(Plotting code records)
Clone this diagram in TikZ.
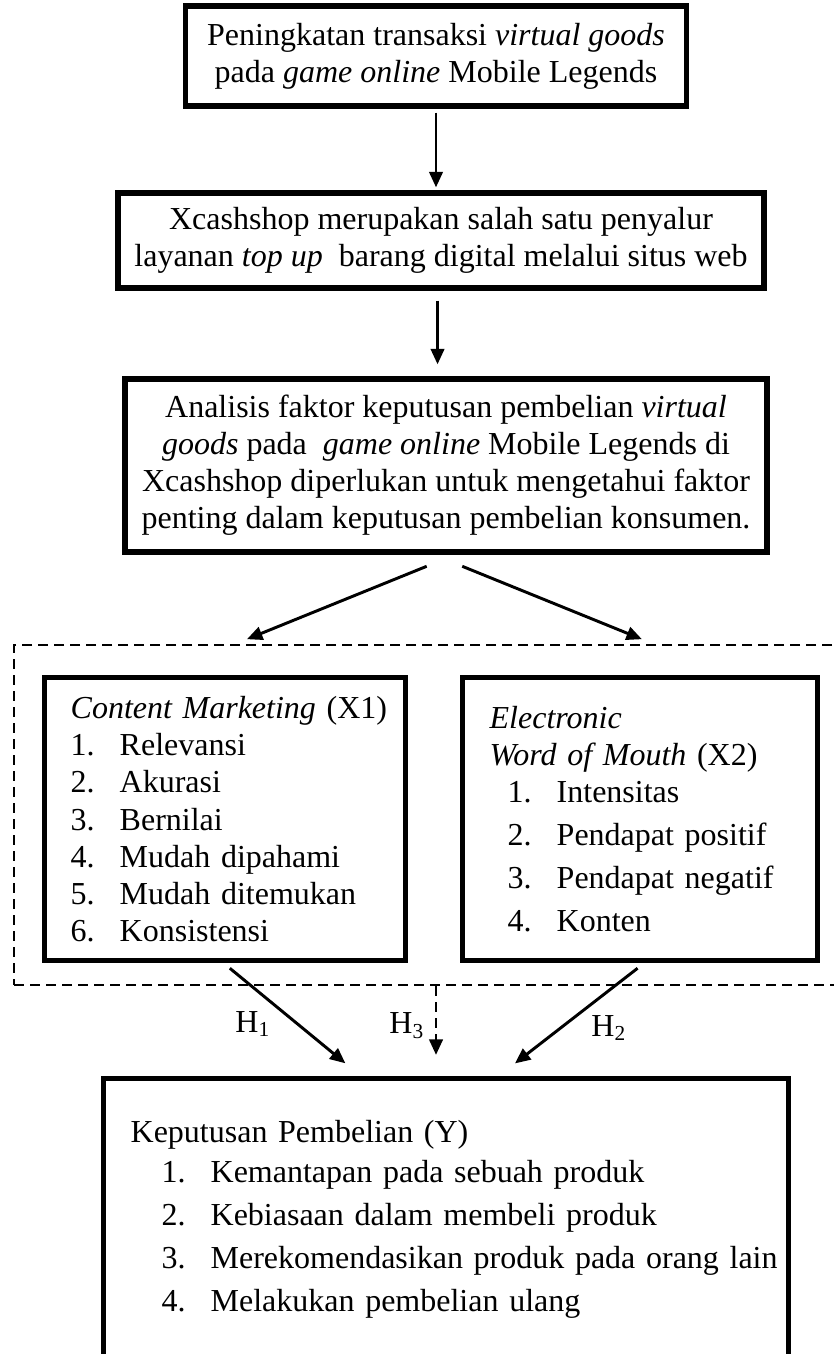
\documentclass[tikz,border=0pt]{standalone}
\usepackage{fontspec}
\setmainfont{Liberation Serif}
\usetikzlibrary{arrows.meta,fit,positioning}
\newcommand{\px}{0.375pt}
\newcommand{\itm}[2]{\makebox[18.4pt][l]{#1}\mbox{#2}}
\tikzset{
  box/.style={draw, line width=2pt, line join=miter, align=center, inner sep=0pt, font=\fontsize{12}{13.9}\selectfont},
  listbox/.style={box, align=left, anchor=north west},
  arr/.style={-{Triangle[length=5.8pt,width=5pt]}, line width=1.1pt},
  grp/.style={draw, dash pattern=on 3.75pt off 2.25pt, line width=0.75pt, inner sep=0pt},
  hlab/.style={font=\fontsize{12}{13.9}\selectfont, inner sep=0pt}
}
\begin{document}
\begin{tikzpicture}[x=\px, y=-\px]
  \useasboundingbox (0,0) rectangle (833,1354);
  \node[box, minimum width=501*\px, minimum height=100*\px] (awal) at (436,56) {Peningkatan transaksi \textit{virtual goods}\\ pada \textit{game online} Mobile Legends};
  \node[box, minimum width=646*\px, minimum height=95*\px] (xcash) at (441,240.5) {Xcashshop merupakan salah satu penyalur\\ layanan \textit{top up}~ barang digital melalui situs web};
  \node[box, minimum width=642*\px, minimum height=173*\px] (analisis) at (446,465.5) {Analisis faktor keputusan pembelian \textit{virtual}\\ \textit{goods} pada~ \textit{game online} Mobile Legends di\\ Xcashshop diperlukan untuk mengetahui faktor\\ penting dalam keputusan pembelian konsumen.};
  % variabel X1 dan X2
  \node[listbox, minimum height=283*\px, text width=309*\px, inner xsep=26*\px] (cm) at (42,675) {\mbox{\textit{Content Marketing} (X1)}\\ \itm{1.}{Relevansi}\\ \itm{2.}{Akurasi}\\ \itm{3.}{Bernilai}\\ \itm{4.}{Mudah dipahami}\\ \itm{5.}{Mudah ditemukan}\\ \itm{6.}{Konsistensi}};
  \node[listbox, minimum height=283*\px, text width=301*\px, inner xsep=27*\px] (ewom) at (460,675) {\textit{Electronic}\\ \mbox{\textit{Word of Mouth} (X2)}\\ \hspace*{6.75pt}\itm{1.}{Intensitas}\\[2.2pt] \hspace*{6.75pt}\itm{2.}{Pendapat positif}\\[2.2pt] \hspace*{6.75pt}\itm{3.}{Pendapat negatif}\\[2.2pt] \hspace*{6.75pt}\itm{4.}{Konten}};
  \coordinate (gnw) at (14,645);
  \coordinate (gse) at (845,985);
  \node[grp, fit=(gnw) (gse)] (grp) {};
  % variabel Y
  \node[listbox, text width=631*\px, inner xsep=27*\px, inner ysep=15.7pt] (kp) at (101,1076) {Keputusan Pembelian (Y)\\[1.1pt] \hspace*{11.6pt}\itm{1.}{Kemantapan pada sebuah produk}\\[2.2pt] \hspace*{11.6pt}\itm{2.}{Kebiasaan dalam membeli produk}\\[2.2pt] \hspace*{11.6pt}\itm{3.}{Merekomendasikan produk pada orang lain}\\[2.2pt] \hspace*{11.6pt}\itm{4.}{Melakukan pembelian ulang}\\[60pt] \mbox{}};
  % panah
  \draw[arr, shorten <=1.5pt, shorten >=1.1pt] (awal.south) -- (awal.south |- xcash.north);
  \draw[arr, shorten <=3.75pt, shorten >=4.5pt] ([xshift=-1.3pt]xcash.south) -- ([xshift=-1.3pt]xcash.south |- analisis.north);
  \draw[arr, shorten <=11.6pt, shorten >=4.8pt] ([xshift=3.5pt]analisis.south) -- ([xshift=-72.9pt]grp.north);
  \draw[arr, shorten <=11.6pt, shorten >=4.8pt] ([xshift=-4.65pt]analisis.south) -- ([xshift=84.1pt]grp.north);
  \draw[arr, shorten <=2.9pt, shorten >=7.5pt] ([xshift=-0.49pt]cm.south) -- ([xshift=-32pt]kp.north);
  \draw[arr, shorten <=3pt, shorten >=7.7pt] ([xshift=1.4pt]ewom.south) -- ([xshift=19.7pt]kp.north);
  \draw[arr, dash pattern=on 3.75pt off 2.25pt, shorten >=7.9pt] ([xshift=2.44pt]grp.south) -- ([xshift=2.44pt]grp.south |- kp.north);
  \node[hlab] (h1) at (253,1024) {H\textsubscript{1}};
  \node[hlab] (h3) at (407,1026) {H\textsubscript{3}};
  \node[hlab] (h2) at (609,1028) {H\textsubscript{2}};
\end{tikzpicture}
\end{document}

==

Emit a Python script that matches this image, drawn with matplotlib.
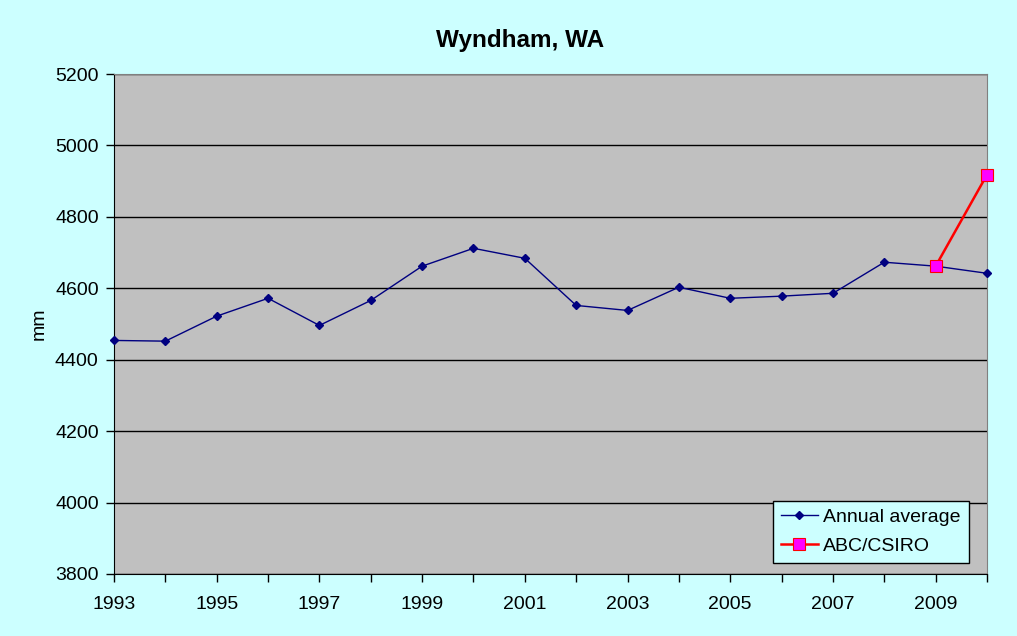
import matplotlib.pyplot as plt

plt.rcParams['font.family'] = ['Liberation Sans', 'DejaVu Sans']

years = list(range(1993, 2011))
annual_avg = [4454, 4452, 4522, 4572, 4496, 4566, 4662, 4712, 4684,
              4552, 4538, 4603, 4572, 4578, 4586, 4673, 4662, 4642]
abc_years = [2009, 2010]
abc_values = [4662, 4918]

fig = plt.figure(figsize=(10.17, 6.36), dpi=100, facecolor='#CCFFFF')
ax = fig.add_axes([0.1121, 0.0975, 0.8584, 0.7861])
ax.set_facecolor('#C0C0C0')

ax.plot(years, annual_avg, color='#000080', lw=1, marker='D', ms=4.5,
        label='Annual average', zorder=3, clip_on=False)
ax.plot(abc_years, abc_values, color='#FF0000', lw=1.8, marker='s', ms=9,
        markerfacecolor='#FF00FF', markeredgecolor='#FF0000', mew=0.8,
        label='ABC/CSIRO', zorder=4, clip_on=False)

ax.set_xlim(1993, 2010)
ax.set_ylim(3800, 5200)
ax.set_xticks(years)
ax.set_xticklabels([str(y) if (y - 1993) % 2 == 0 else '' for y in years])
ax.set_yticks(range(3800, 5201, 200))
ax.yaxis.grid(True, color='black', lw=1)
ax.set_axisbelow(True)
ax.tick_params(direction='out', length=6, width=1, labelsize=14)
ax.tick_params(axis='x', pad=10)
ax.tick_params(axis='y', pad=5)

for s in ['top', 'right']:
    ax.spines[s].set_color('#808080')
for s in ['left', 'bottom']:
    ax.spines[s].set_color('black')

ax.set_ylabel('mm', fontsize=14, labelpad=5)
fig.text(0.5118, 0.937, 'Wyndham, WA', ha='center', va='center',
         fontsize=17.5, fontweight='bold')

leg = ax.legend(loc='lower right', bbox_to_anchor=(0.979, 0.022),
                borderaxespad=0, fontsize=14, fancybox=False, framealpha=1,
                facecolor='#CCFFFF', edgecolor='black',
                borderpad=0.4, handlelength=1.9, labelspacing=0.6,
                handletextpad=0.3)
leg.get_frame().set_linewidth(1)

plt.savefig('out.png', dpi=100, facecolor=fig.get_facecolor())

▶ _Objective_: Retype exactly the lines from the one with "Emit a Python" through the one with "ax.set_facecolor('#C0C0C0')", both included, and nothing else; leave out the pictures.

▶ _Exercise result_:
Emit a Python script that matches this image, drawn with matplotlib.
import matplotlib.pyplot as plt

plt.rcParams['font.family'] = ['Liberation Sans', 'DejaVu Sans']

years = list(range(1993, 2011))
annual_avg = [4454, 4452, 4522, 4572, 4496, 4566, 4662, 4712, 4684,
              4552, 4538, 4603, 4572, 4578, 4586, 4673, 4662, 4642]
abc_years = [2009, 2010]
abc_values = [4662, 4918]

fig = plt.figure(figsize=(10.17, 6.36), dpi=100, facecolor='#CCFFFF')
ax = fig.add_axes([0.1121, 0.0975, 0.8584, 0.7861])
ax.set_facecolor('#C0C0C0')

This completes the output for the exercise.